Hockey Road Trip: The Great Nor'easter (Part 2)

29 May 2020

In the first part of our final Hockey Road Trip, we braved the frigid conditions in Connecticut and Rhode Island - but now, it was time to return to Boston to complete "The Quest"...


After arriving in the Boston suburb of Revere late the night before, we slept in a bit before heading out into the cold surroundings on our way to the first stop of the day: the John F. Kennedy Presidential Library and Museum.  I was a Presidential history buff as a child, so I've found myself enjoying these museums as an adult.  My wife, however, is not a fan so she stayed in the warm Airbnb apartment while Chad and I took the subway to south Boston. 

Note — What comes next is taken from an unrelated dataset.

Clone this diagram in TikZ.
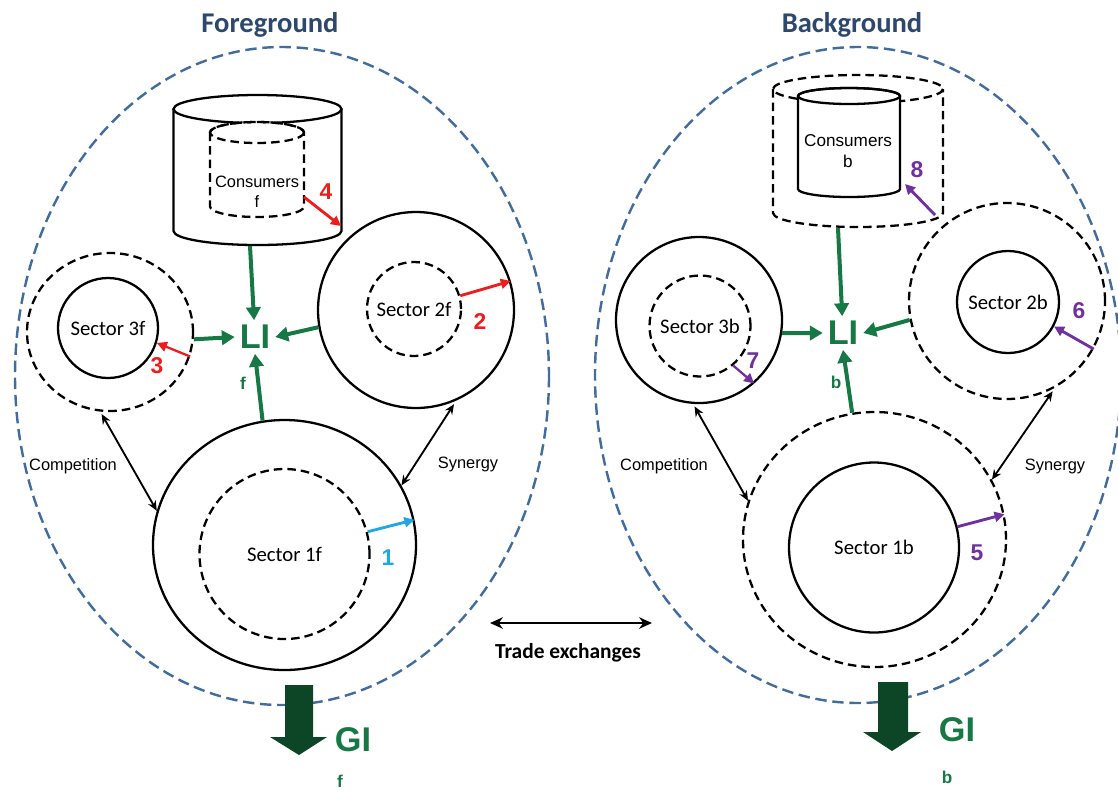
\documentclass[tikz,border=0pt]{standalone}
\usepackage{fontspec}
\setmainfont{Liberation Sans}
\newfontfamily\calibri{Carlito}
\usetikzlibrary{arrows.meta,shapes.geometric,positioning}
\definecolor{titleBlue}{RGB}{44,72,108}
\definecolor{ovalBlue}{RGB}{66,108,158}
\definecolor{liGreen}{RGB}{22,120,68}
\definecolor{giGreen}{RGB}{12,70,38}
\definecolor{numRed}{RGB}{238,28,28}
\definecolor{numCyan}{RGB}{32,168,228}
\definecolor{numPurple}{RGB}{112,48,160}
\tikzset{>={Stealth[length=7pt,width=6pt]}}
\tikzset{
  solidring/.style={circle,draw,line width=1.6pt,inner sep=0pt,minimum size=#1*0.7pt,font=\calibri\fontsize{14.5}{14.5}\selectfont},
  dashring/.style={solidring=#1,dash pattern=on 6pt off 3.5pt},
  solidoval/.style n args={2}{ellipse,draw,line width=1.6pt,inner sep=0pt,minimum width=#1*0.7pt,minimum height=#2*0.7pt},
  dashoval/.style n args={2}{solidoval={#1}{#2},dash pattern=on 6pt off 3.5pt},
  blueoval/.style={ovalBlue,line width=1.7pt,dash pattern=on 8pt off 4pt},
  flow/.style={liGreen,line width=2.8pt,-{Triangle[length=9pt,width=10pt]}},
  lossarrow/.style={line width=2pt,-{Triangle[length=7pt,width=7pt]}},
  relarrow/.style={line width=1.3pt,<->},
  numlabel/.style={font=\bfseries\fontsize{16}{16}\selectfont},
  bigname/.style={liGreen,font=\bfseries\fontsize{24}{24}\selectfont},
  subname/.style={liGreen,font=\bfseries\fontsize{12}{12}\selectfont},
  smalltext/.style={font=\fontsize{11.5}{11.5}\selectfont},
  title/.style={titleBlue,font=\calibri\bfseries\fontsize{20}{20}\selectfont}
}

\begin{document}
\begin{tikzpicture}[x=0.7pt,y=-0.7pt]
  \useasboundingbox (0,0) rectangle (1118,792);

  % the two systems
  \draw[blueoval] (282,376) ellipse [x radius=267,y radius=329];
  \draw[blueoval] (858,375) ellipse [x radius=263,y radius=328];
  \node[title] (fgtitle) at (270,25) {Foreground};
  \node[title] (bgtitle) at (852,25) {Background};

  % foreground consumers
  \draw[line width=1.6pt] (257.5,109) ellipse [x radius=84,y radius=14];
  \draw[line width=1.6pt] (173.5,109) -- (173.5,231) arc [start angle=180,end angle=0,x radius=84,y radius=14] -- (341.5,109);
  \draw[line width=1.6pt,fill=white,dash pattern=on 6pt off 3.5pt] (210,132.5) -- (210,206.5) arc [start angle=180,end angle=0,x radius=47,y radius=10.5] -- (304,132.5) arc [start angle=0,end angle=-180,x radius=47,y radius=10.5];
  \draw[line width=1.6pt,dash pattern=on 6pt off 3.5pt] (257,132.5) ellipse [x radius=47,y radius=10.5];
  \node[align=center,font=\fontsize{11.5}{14}\selectfont] (consf) at (257,192) {Consumers\\f};
  \coordinate (cylfbot) at (250,246);
  \coordinate (cylfin) at (304,197);
  \coordinate (cylfout) at (341,226);

  % foreground sectors
  \node[dashoval={166}{158}] (s3fo) at (110,332) {};
  \node[solidring=100] (s3fi) at (108,328) {Sector 3f};
  \node[solidring=196] (s2fo) at (416,310) {};
  \node[dashring=94] (s2fi) at (414,309) {Sector 2f};
  \node[solidoval={263}{250}] (s1fo) at (284.5,545) {};
  \node[dashring=170] (s1fi) at (284.5,554) {Sector 1f};

  \node[bigname] (lif) at (255,337) {LI};
  \node[subname] (lifsub) at (243,383) {f};

  \draw[flow] (cylfbot) -- (lif);
  \draw[flow] (s3fo.-5) -- (lif.west);
  \draw[flow] (s2fo.190) -- (lif.east);
  \draw[flow] (s1fo.100) -- (lif.south);

  \draw[lossarrow,numRed] (cylfin) -- (cylfout);
  \node[numlabel,numRed] (n4) at (326,192) {4};
  \draw[lossarrow,numRed,line width=1.6pt] (s3fo.-17) -- (s3fi.-17);
  \node[numlabel,numRed] (n3) at (157,366) {3};
  \draw[lossarrow,numRed] (s2fi.16) -- (s2fo.17);
  \node[numlabel,numRed] (n2) at (480,322) {2};
  \draw[lossarrow,numCyan] (s1fi.15) -- (s1fo.11);
  \node[numlabel,numCyan] (n1) at (388,558) {1};

  \draw[relarrow,shorten <=2pt] (s3fo.-97) -- (s1fo.165);
  \node[smalltext] (compf) at (73,466) {Competition};
  \draw[relarrow,shorten <=3pt] (s2fo.-66) -- (s1fo.27);
  \node[smalltext] (synf) at (468,464) {Synergy};

  \fill[giGreen] (285,685) -- (313,685) -- (313,737) -- (327,737) -- (299,755) -- (270,737) -- (285,737) -- cycle;
  \node[bigname] (gif) at (353,740) {GI};
  \node[subname] (gifsub) at (340,781) {f};

  % background consumers
  \draw[line width=1.6pt,dash pattern=on 6pt off 3.5pt] (858,89) ellipse [x radius=85,y radius=14];
  \draw[line width=1.6pt,dash pattern=on 6pt off 3.5pt] (773,89) -- (773,213) arc [start angle=180,end angle=0,x radius=85,y radius=14] -- (943,89);
  \draw[line width=1.6pt,fill=white] (798,96) -- (798,189) arc [start angle=180,end angle=0,x radius=51,y radius=8] -- (900,96) arc [start angle=0,end angle=-180,x radius=51,y radius=8];
  \draw[line width=1.6pt] (849,96) ellipse [x radius=51,y radius=8];
  \node[align=center,font=\fontsize{12}{14.5}\selectfont] (consb) at (848,151) {Consumers\\b};
  \coordinate (cylbbot) at (838,228);
  \coordinate (cylbin) at (905,184);
  \coordinate (cylbout) at (935,215);

  % background sectors
  \node[solidring=166] (s3bo) at (699,320) {};
  \node[dashring=101] (s3bi) at (700,326) {Sector 3b};
  \node[dashring=196] (s2bo) at (1007,301) {};
  \node[solidring=102] (s2bi) at (1008,302) {Sector 2b};
  \node[dashoval={263}{255}] (s1bo) at (874.5,539.5) {};
  \node[solidring=170] (s1bi) at (874,547.5) {Sector 1b};

  \node[bigname] (lib) at (843,333) {LI};
  \node[subname] (libsub) at (836,382) {b};

  \draw[flow] (cylbbot) -- (lib);
  \draw[flow] (s3bo.-9) -- (lib.west);
  \draw[flow] (s2bo.191) -- (lib.east);
  \draw[flow] (s1bo.100) -- (lib.south);

  \draw[lossarrow,numPurple] (cylbout) -- (cylbin);
  \node[numlabel,numPurple] (n8) at (917,170) {8};
  \draw[lossarrow,numPurple,line width=1.6pt] (s3bi.-50) -- (s3bo.-49);
  \node[numlabel,numPurple] (n7) at (753,361) {7};
  \draw[lossarrow,numPurple] (s2bo.-29) -- (s2bi.-28);
  \node[numlabel,numPurple] (n6) at (1079,311) {6};
  \draw[lossarrow,numPurple] (s1bi.14) -- (s1bo.11);
  \node[numlabel,numPurple] (n5) at (977,553) {5};

  \draw[relarrow,shorten <=2pt] (s3bo.-94) -- (s1bo.163);
  \node[smalltext] (compb) at (664,466) {Competition};
  \draw[relarrow,shorten <=3pt] (s2bo.-61) -- (s1bo.27);
  \node[smalltext] (synb) at (1055,466) {Synergy};

  \fill[giGreen] (878,682) -- (908,682) -- (908,732) -- (921,732) -- (892,751) -- (863,732) -- (878,732) -- cycle;
  \node[bigname] (gib) at (957,730) {GI};
  \node[subname] (gibsub) at (947,777) {b};

  % trade between the two
  \coordinate (tradeL) at (490,623);
  \coordinate (tradeR) at (652,623);
  \draw[line width=2pt,{Stealth[length=9pt,width=8pt]}-{Stealth[length=9pt,width=8pt]}] (tradeL) -- (tradeR);
  \node[font=\calibri\bfseries\fontsize{15}{15}\selectfont] (trade) at (568,653) {Trade exchanges};
\end{tikzpicture}
\end{document}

For the next few hours, we slowly wandered through the building learning about our nation's 35th President and his accomplishments.  There are very informative exhibits devoted to Kennedy's election and inauguration, as well as the development of the space program and the drama surrounding the Bay of Pigs and subsequent Cuban Missile Crisis.  I found it all fascinating and took my time strolling around - maybe I just didn't want to go back out into the cold, but we had a date with history!

Charlene met us for dinner at Hurricane's at the Garden, conveniently located within a block of TD Garden, home of the Boston Bruins.  As expected, this and every other establishment near the arena was packed with hockey fans, many of them wearing Bruins jerseys.  But there was also an added touch to this evening: the presence of the Hartford Whalers!

When I planned this trip, I knew I had two Bruins games to choose from this week: the first was against the Carolina Hurricanes, and the other would see Boston face the Florida Panthers.  Before I made up my mind, the NHL made it for me - the Hurricanes announced they would be wearing Hartford Whalers uniforms for two games against Boston in the 2018-19 season, and March 5 was the second date.  That sealed it - I HAD to be there to see those sweet jerseys!!

TD Garden is situated against the Charles River, under a freeway overpass and above a very busy train station, so we weren't really able to walk around the building to get many pictures.  But there is a really cool statue honoring Bobby Orr (and commemorating one of the most famous goals in NHL history), so we grabbed a quick shot and ducked in out of the cold.


Just as I had hoped, the Whaler jerseys looked amazing up close.  That's right - up close!  Chad decided that since it was the final game in our last arena, we should pay a little extra to get great seats and it was completely worth it.

We also couldn't have asked for a better game, so we did our best to remain in our seats as much as possible, only leaving during the first intermission to get a photo with the Bruins mascot.  Sebastian Aho staked Carolina/Hartford to a 2-0 lead, scoring once in the first period and then notching another goal early in the second.  The Bruins clawed back to tie the game on goals by Chris Wagner and Jake DeBrusk, then took a 3-2 lead when Patrice Bergeron scored near the beginning of the final frame.  The home fans were ecstatic and kept the energy up for most of the third period, only to be silenced when Justin Williams tied the game with less than eight minutes to go.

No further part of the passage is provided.